By Elchanan Poupko
Inviting people we don’t know to our Friday night Shabbat dinner leaves little room for us to be surprised. Getting ready for Shabbat, my wife and I rarely know who it is that will walk through our door.
And yet, when a Hindu family walked through our door a recent Friday night, we were surprised. Why? Because they came all the way from New Delhi, India, and wanted to see what a Shabbat meal is like. From the moment they entered our home to the moment they left, they wanted to know more about Shabbat.
Since our dinner was scheduled half an hour before sunset, the meal began with my wife striking a match, igniting the Shabbat candles. Resting peacefully on beautiful silver candlesticks, the lights radiated an aura of peace and holiness. We went on to learn that even in New Delhi, lighting candles for Shabbat was a known custom. Everyone at the table was learning new things.
After singing “Shalom Aleichem” with the classic Jewish tune, surrounding ourselves with serenity and a deep sense of spirituality, we went on to make Kiddush — not before learning that Hindus may not drink wine, but may drink grape juice. It turns out we can all take place in this ceremony and that Kedem grape juice can serve as a great middle ground for all.
Discussing the concept of Kiddush being a celebration of creation, remembering that the Almighty created the world and rested, resonated with our guests, who immediately connected to this sacred belief. It was as if the full cup of fruity grape juice reflected our beliefs right back at us.
Going on to wash our hands, we learned that in India it is common practice to ritually wash hands before eating. I later learned that this may have to do with the Indian tradition of using hands to eat. In fact, it may be considered impolite to insist on not doing so in Indian company. Somewhat different, yet somewhat like our own Jewish customs.
After making the HaMotzi and eating the challah, we went on to have a delicious meal full of taste, aroma, smiles and conversation. Our Jewish guests and Hindu guests loved hearing about our shared, yet different cultures.
We learned about a culture that has one of the most ancient traditions in the world and one of the oldest Jewish communities in the world.

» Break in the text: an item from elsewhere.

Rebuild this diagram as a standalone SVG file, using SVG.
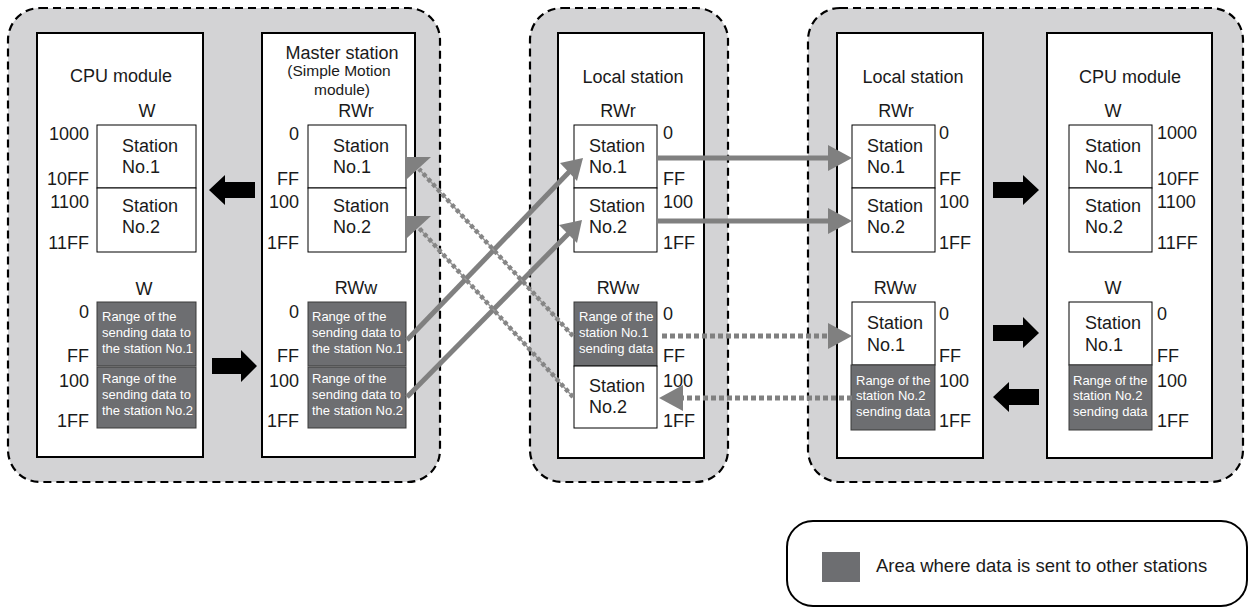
<svg xmlns="http://www.w3.org/2000/svg" width="1255" height="608" viewBox="0 0 1255 608">
<style>
.grp{fill:#d3d3d5;stroke:#000;stroke-width:2.2;stroke-dasharray:8 5}
.box{fill:#fff;stroke:#000;stroke-width:2}
.cell{fill:#fff;stroke:#000;stroke-width:1}
.dark{fill:#6d6e71;stroke:#3a3a3a;stroke-width:1}
text{font-family:"Liberation Sans",Arial,sans-serif;fill:#1a1a1a}
.t{font-size:18px}
.tm{font-size:18px;text-anchor:middle}
.tr{font-size:18px;text-anchor:end}
.ts{font-size:15.5px;text-anchor:middle}
.tw{font-size:13px;fill:#fff}
.solid{stroke:#808080;stroke-width:5;fill:none}
.dot{stroke:#808080;stroke-width:5;stroke-dasharray:5 3;fill:none}
.ddot{stroke:#858585;stroke-width:4.5;stroke-dasharray:4 3;fill:none}
.dthin{stroke:#9a9a9a;stroke-width:1.5;fill:none}
.ghead{fill:#808080}
.black{fill:#000}
</style>

<!-- containers -->
<rect class="grp" x="8" y="8" width="432" height="474" rx="32"/>
<rect class="grp" x="530" y="8" width="198" height="474" rx="32"/>
<rect class="grp" x="808" y="8" width="435" height="474" rx="32"/>

<g id="cpu-left">
<rect class="box" x="37" y="33" width="166" height="424"/>
<text class="tm" x="121" y="82">CPU module</text>
<text class="tm" x="147" y="117">W</text>
<rect class="cell" x="97" y="125" width="99" height="63"/>
<rect class="cell" x="97" y="188" width="99" height="64"/>
<text class="t" x="122" y="152">Station</text><text class="t" x="122" y="173">No.1</text>
<text class="t" x="122" y="212">Station</text><text class="t" x="122" y="233">No.2</text>
<text class="tr" x="89" y="140">1000</text><text class="tr" x="89" y="185">10FF</text>
<text class="tr" x="89" y="208">1100</text><text class="tr" x="89" y="249">11FF</text>
<text class="tm" x="144" y="295">W</text>
<rect class="dark" x="97" y="302" width="99" height="64"/>
<rect class="dark" x="97" y="367" width="99" height="61"/>
<text class="tw" x="102" y="321">Range of the</text><text class="tw" x="102" y="337">sending data to</text><text class="tw" x="102" y="353">the station No.1</text>
<text class="tw" x="102" y="383">Range of the</text><text class="tw" x="102" y="399">sending data to</text><text class="tw" x="102" y="415">the station No.2</text>
<text class="tr" x="89" y="318">0</text><text class="tr" x="89" y="362">FF</text>
<text class="tr" x="89" y="387">100</text><text class="tr" x="89" y="427">1FF</text>
</g>

<g id="master">
<rect class="box" x="262" y="33" width="153" height="424"/>
<text class="tm" x="342" y="59">Master station</text>
<text class="ts" x="339" y="76">(Simple Motion</text>
<text class="ts" x="342" y="95">module)</text>
<text class="tm" x="356" y="117">RWr</text>
<rect class="cell" x="308" y="125" width="98" height="63"/>
<rect class="cell" x="308" y="188" width="98" height="64"/>
<text class="t" x="333" y="152">Station</text><text class="t" x="333" y="173">No.1</text>
<text class="t" x="333" y="212">Station</text><text class="t" x="333" y="233">No.2</text>
<text class="tr" x="299" y="140">0</text><text class="tr" x="299" y="185">FF</text>
<text class="tr" x="299" y="208">100</text><text class="tr" x="299" y="249">1FF</text>
<text class="tm" x="356" y="294">RWw</text>
<rect class="dark" x="308" y="302" width="98" height="64"/>
<rect class="dark" x="308" y="367" width="98" height="61"/>
<text class="tw" x="312" y="321">Range of the</text><text class="tw" x="312" y="337">sending data to</text><text class="tw" x="312" y="353">the station No.1</text>
<text class="tw" x="312" y="383">Range of the</text><text class="tw" x="312" y="399">sending data to</text><text class="tw" x="312" y="415">the station No.2</text>
<text class="tr" x="299" y="318">0</text><text class="tr" x="299" y="362">FF</text>
<text class="tr" x="299" y="387">100</text><text class="tr" x="299" y="427">1FF</text>
</g>

<g id="local-mid">
<rect class="box" x="558" y="33" width="146" height="425"/>
<text class="tm" x="633" y="83">Local station</text>
<text class="tm" x="618" y="117">RWr</text>
<rect class="cell" x="574" y="125" width="83" height="63"/>
<rect class="cell" x="574" y="188" width="83" height="64"/>
<text class="t" x="589" y="152">Station</text><text class="t" x="589" y="173">No.1</text>
<text class="t" x="589" y="212">Station</text><text class="t" x="589" y="233">No.2</text>
<text class="t" x="663" y="139">0</text><text class="t" x="663" y="185">FF</text>
<text class="t" x="663" y="208">100</text><text class="t" x="663" y="249">1FF</text>
<text class="tm" x="618" y="294">RWw</text>
<rect class="dark" x="574" y="302" width="83" height="64"/>
<rect class="cell" x="574" y="366" width="83" height="62"/>
<text class="tw" x="579" y="321">Range of the</text><text class="tw" x="579" y="337">station No.1</text><text class="tw" x="579" y="353">sending data</text>
<text class="t" x="589" y="392">Station</text><text class="t" x="589" y="413">No.2</text>
<text class="t" x="663" y="320">0</text><text class="t" x="663" y="362">FF</text>
<text class="t" x="663" y="387">100</text><text class="t" x="663" y="427">1FF</text>
</g>

<g id="local-right">
<rect class="box" x="837" y="33" width="146" height="425"/>
<text class="tm" x="913" y="83">Local station</text>
<text class="tm" x="896" y="117">RWr</text>
<rect class="cell" x="852" y="125" width="83" height="63"/>
<rect class="cell" x="852" y="188" width="83" height="64"/>
<text class="t" x="867" y="152">Station</text><text class="t" x="867" y="173">No.1</text>
<text class="t" x="867" y="212">Station</text><text class="t" x="867" y="233">No.2</text>
<text class="t" x="939" y="139">0</text><text class="t" x="939" y="185">FF</text>
<text class="t" x="939" y="208">100</text><text class="t" x="939" y="249">1FF</text>
<text class="tm" x="895" y="294">RWw</text>
<rect class="cell" x="852" y="302" width="83" height="63"/>
<rect class="dark" x="851" y="365" width="84" height="65"/>
<text class="t" x="867" y="329">Station</text><text class="t" x="867" y="351">No.1</text>
<text class="tw" x="856" y="385">Range of the</text><text class="tw" x="856" y="400">station No.2</text><text class="tw" x="856" y="416">sending data</text>
<text class="t" x="939" y="320">0</text><text class="t" x="939" y="362">FF</text>
<text class="t" x="939" y="387">100</text><text class="t" x="939" y="427">1FF</text>
</g>

<g id="cpu-right">
<rect class="box" x="1047" y="33" width="165" height="425"/>
<text class="tm" x="1130" y="83">CPU module</text>
<text class="tm" x="1113" y="117">W</text>
<rect class="cell" x="1069" y="125" width="83" height="63"/>
<rect class="cell" x="1069" y="188" width="83" height="64"/>
<text class="t" x="1085" y="152">Station</text><text class="t" x="1085" y="173">No.1</text>
<text class="t" x="1085" y="212">Station</text><text class="t" x="1085" y="233">No.2</text>
<text class="t" x="1157" y="139">1000</text><text class="t" x="1157" y="185">10FF</text>
<text class="t" x="1157" y="208">1100</text><text class="t" x="1157" y="249">11FF</text>
<text class="tm" x="1113" y="294">W</text>
<rect class="cell" x="1069" y="302" width="83" height="63"/>
<rect class="dark" x="1069" y="365" width="83" height="65"/>
<text class="t" x="1085" y="329">Station</text><text class="t" x="1085" y="351">No.1</text>
<text class="tw" x="1073" y="385">Range of the</text><text class="tw" x="1073" y="400">station No.2</text><text class="tw" x="1073" y="416">sending data</text>
<text class="t" x="1157" y="320">0</text><text class="t" x="1157" y="362">FF</text>
<text class="t" x="1157" y="387">100</text><text class="t" x="1157" y="427">1FF</text>
</g>

<g id="connectors">
<!-- black block arrows -->
<polygon class="black" points="255,182 225,182 225,175 209,190 225,205 225,198 255,198"/>
<polygon class="black" points="212,358 241,358 241,350 257,366 241,382 241,374 212,374"/>
<polygon class="black" points="993,182 1023,182 1023,175 1039,190 1023,205 1023,198 993,198"/>
<polygon class="black" points="993,325 1023,325 1023,317 1039,333 1023,348 1023,341 993,341"/>
<polygon class="black" points="1039,389 1009,389 1009,382 993,397 1009,412 1009,405 1039,405"/>

<!-- solid gray: master RWw -> local RWr -->
<line class="solid" x1="407" y1="340" x2="570" y2="171"/>
<polygon class="ghead" points="583,158 560,163 577,181"/>
<line class="solid" x1="407" y1="397" x2="569" y2="233"/>
<polygon class="ghead" points="582,220 559,225 577,243"/>

<!-- solid gray: local RWr -> local RWr (right) -->
<line class="solid" x1="657" y1="158" x2="830" y2="158"/>
<polygon class="ghead" points="828,145 852,158 828,171"/>
<line class="solid" x1="657" y1="221" x2="830" y2="221"/>
<polygon class="ghead" points="828,208 852,221 828,234"/>

<!-- dotted: local mid RWw No.1 -> right local RWw -->
<line class="dot" x1="662" y1="336" x2="830" y2="336"/>
<polygon class="ghead" points="828,323 852,336 828,349"/>
<!-- dotted: right local RWw No.2 -> mid local RWw No.2 -->
<line class="dot" x1="852" y1="398" x2="681" y2="398"/>
<polygon class="ghead" points="683,385 659,398 683,411"/>

<!-- diagonal dotted to master RWr -->
<line class="dthin" x1="573" y1="336" x2="419" y2="169"/>
<line class="ddot" x1="573" y1="336" x2="419" y2="169"/>
<polygon class="ghead" points="407,157 431,157 407,179"/>
<line class="dthin" x1="573" y1="397" x2="419" y2="228"/>
<line class="ddot" x1="573" y1="397" x2="419" y2="228"/>
<polygon class="ghead" points="407,216 431,216 407,238"/>
</g>

<g id="legend">
<rect x="787" y="521" width="460" height="85" rx="26" fill="#fff" stroke="#000" stroke-width="2"/>
<rect x="822" y="552" width="38" height="30" fill="#6d6e71"/>
<text x="876" y="572" style="font-size:18.5px">Area where data is sent to other stations</text>
</g>
</svg>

Jews have been living in India from the days of the Second Temple, or perhaps from the days of King Solomon — all without a hint of anti-Semitism, hate or discrimination.

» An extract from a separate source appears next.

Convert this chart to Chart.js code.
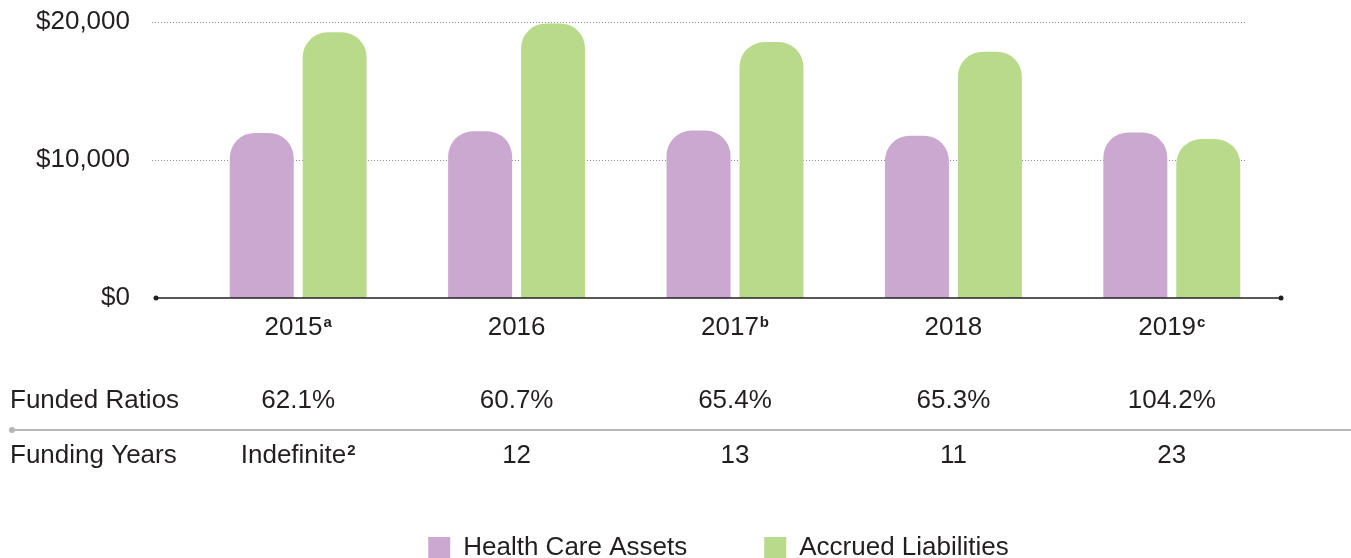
<!DOCTYPE html>
<html>
<head>
<meta charset="utf-8">
<script src="https://cdn.jsdelivr.net/npm/chart.js@4.4.1/dist/chart.umd.min.js"></script>
<style>
    html, body { margin: 0; padding: 0; overflow: hidden; background: #fff; }
    #wrap { width: 1351px; height: 571px; }
</style>
</head>
<body>
<div id="wrap"><canvas id="fundChart" width="1351" height="571"></canvas></div>
<script>
'use strict';

// 데이터
const years = ['2015', '2016', '2017', '2018', '2019'];
const yearNotes = ['a', '', 'b', '', 'c'];
const healthCareAssets = [11960, 12080, 12130, 11760, 12000];
const accruedLiabilities = [19250, 19900, 18550, 17850, 11520];
const fundedRatios = ['62.1%', '60.7%', '65.4%', '65.3%', '104.2%'];
const fundingYears = ['Indefinite', '12', '13', '11', '23'];
const fundingYearNotes = ['2', '', '', '', ''];
const yTicks = [0, 10000, 20000];

const colors = {
    assets: '#caa8cf',
    liabilities: '#b9da8a',
    text: '#231f20',
    grid: '#8c8c8c',
    rule: '#b5b5b5'
};
const FONT = '"Liberation Sans", Arial, Helvetica, sans-serif';
const TEXT_SIZE = 26;

Chart.defaults.font.family = FONT;
Chart.defaults.color = colors.text;

// 텍스트 + 위첨자 (가운데 정렬)
function drawNoted(ctx, text, note, cx, baseline) {
    ctx.font = `${TEXT_SIZE}px ${FONT}`;
    const w1 = ctx.measureText(text).width;
    ctx.font = `bold 15px ${FONT}`;
    const w2 = note ? ctx.measureText(note).width + 1 : 0;
    const x0 = cx - (w1 + w2) / 2;
    ctx.textAlign = 'left';
    ctx.textBaseline = 'alphabetic';
    ctx.font = `${TEXT_SIZE}px ${FONT}`;
    ctx.fillText(text, x0, baseline);
    if (note) {
        ctx.font = `bold 15px ${FONT}`;
        ctx.fillText(note, x0 + w1 + 1, baseline - 8);
    }
}

const decorPlugin = {
    id: 'decor',
    afterLayout(chart) {
        // 범례 위치 보정
        chart.legend.left = 86;
        chart.legend.right = chart.width;
    },
    beforeDatasetsDraw(chart) {
        const { ctx, chartArea, scales: { y } } = chart;
        ctx.save();
        ctx.strokeStyle = colors.grid;
        ctx.lineWidth = 1;
        ctx.setLineDash([1, 2]);
        yTicks.filter(v => v > 0).forEach(v => {
            const py = Math.round(y.getPixelForValue(v)) + 0.5;
            ctx.beginPath();
            ctx.moveTo(chartArea.left - 37, py);
            ctx.lineTo(chartArea.right - 36, py);
            ctx.stroke();
        });
        ctx.restore();
    },
    afterDatasetsDraw(chart) {
        const { ctx, chartArea, scales: { x, y } } = chart;
        ctx.save();
        // 기준선
        const y0 = y.getPixelForValue(0);
        const xl = chartArea.left - 33;
        const xr = chartArea.right;
        ctx.strokeStyle = colors.text;
        ctx.lineWidth = 1.5;
        ctx.beginPath();
        ctx.moveTo(xl, y0);
        ctx.lineTo(xr, y0);
        ctx.stroke();
        ctx.fillStyle = colors.text;
        [xl, xr].forEach(px => {
            ctx.beginPath();
            ctx.arc(px, y0, 2.5, 0, Math.PI * 2);
            ctx.fill();
        });

        // 연도 라벨
        years.forEach((yr, i) => {
            drawNoted(ctx, yr, yearNotes[i], x.getPixelForValue(i), 335);
        });

        // 표
        ctx.textAlign = 'left';
        ctx.textBaseline = 'alphabetic';
        ctx.font = `${TEXT_SIZE}px ${FONT}`;
        ctx.fillText('Funded Ratios', 10, 408);
        ctx.fillText('Funding Years', 10, 463);
        fundedRatios.forEach((v, i) => {
            drawNoted(ctx, v, '', x.getPixelForValue(i), 408);
        });
        fundingYears.forEach((v, i) => {
            drawNoted(ctx, v, fundingYearNotes[i], x.getPixelForValue(i), 463);
        });

        // 구분선
        ctx.strokeStyle = colors.rule;
        ctx.lineWidth = 2;
        ctx.beginPath();
        ctx.moveTo(12, 430);
        ctx.lineTo(chart.width, 430);
        ctx.stroke();
        ctx.fillStyle = colors.rule;
        ctx.beginPath();
        ctx.arc(12, 430, 3, 0, Math.PI * 2);
        ctx.fill();
        ctx.restore();
    }
};

new Chart(document.getElementById('fundChart'), {
    type: 'bar',
    data: {
        labels: years,
        datasets: [{
            label: 'Health Care Assets',
            data: healthCareAssets,
            backgroundColor: colors.assets
        }, {
            label: 'Accrued Liabilities',
            data: accruedLiabilities,
            backgroundColor: colors.liabilities
        }]
    },
    options: {
        responsive: false,
        animation: false,
        layout: { padding: { left: 10, right: 70, top: 22, bottom: 0 } },
        datasets: {
            bar: {
                categoryPercentage: 0.668,
                barPercentage: 0.877,
                borderRadius: 25,
                borderSkipped: 'start'
            }
        },
        plugins: {
            legend: {
                position: 'bottom',
                labels: {
                    boxWidth: 22,
                    boxHeight: 22,
                    padding: 77,
                    color: colors.text,
                    font: { size: 26 }
                }
            },
            tooltip: { enabled: false }
        },
        scales: {
            x: {
                ticks: { display: false },
                grid: { display: false, drawTicks: false },
                border: { display: false },
                afterFit: scale => { scale.height = 160; }
            },
            y: {
                min: 0,
                max: 20000,
                afterBuildTicks: axis => { axis.ticks = yTicks.map(v => ({ value: v })); },
                ticks: {
                    padding: 59,
                    font: { size: 26 },
                    color: colors.text,
                    callback: v => '$' + v.toLocaleString('en-US')
                },
                grid: { display: false, drawTicks: false },
                border: { display: false },
                afterFit: scale => {
                    scale.width = 179;
                    scale.paddingTop = 0;
                    scale.paddingBottom = 0;
                }
            }
        }
    },
    plugins: [decorPlugin]
});
</script>
</body>
</html>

We saw with our own eyes the remarkable admiration the people of India have for the Jewish people and the state of Israel. We spoke about the outstanding cooperation between Israel and India on water technology and irrigation, which to many in India is a lifesaving cooperation.

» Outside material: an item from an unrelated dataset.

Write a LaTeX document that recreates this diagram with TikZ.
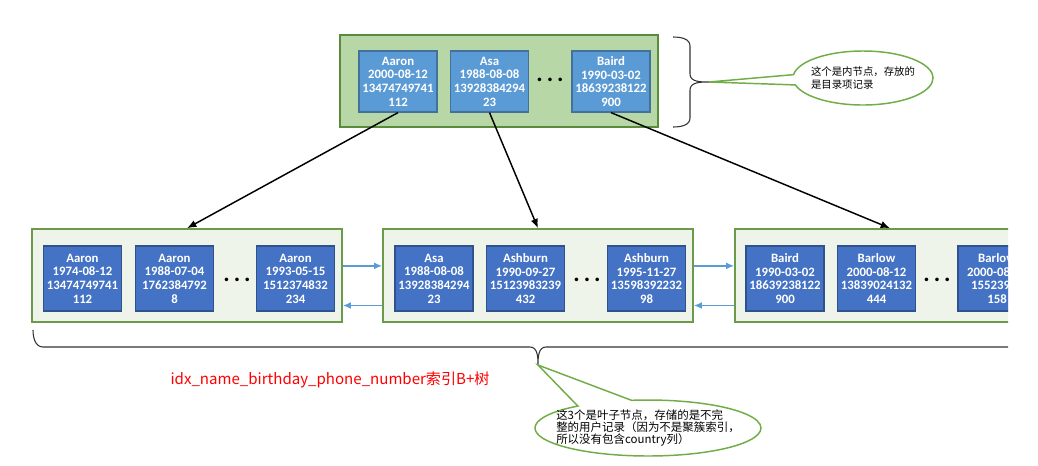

We spoke about the concept of rest, about the Torah, about creation. Perhaps the most appealing idea we shared with them is that we don’t use our phones, internet and other forms of electricity on Shabbat. We found the attractiveness of being able to hit the “off” button — just for one day a week — to be universal and very much shared by all of us.
So, there we were, sitting around the table on a Friday night at the pleasant light of the flickering Shabbat candles, a few Jews from New York and a few Hindus from New Delhi. There we were, enjoying delicious food, disconnecting from the hustle of the Big Apple and reconnecting to our shared humanity.
Seeing how universal the concept of Shabbat is — the idea of rest, time with family, disconnecting from the world of commerce — helped me, a Jew, better understand the meaning of Shabbat.
I was reminded of the words of Rabbi Lord Jonathan Sacks: “The Sabbath is not simply a day of rest. It is an anticipation of ‘the end of history,’ the Messianic age. On it, we recover the lost harmonies of the Garden of Eden. We do not strive to do; we are content to be. We are not permitted to manipulate the world; instead, we celebrate it as God’s supreme work of art. We are not allowed to exercise power or dominance over other human beings, nor even domestic animals. Rich and poor inhabit the Sabbath alike, with equal dignity and freedom. … The Sabbath is a full-dress rehearsal for an ideal society that has not yet come to pass, but will do because we know what we are aiming for — because we experienced it at the beginning.”
And so, as we said goodbye to our friends from New Delhi, my eyes teared up. I thought of the beauty of the Sabbath, its universality — possible only through its particularity and the Jewish people’s commitment to it — and of a world that can be. A world that, one day, will be.
Rabbi Elchanan Poupko is a rabbi, teacher and writer. He is the president of EITAN-The American Israeli Jewish Network, and lives with his wife in New York City.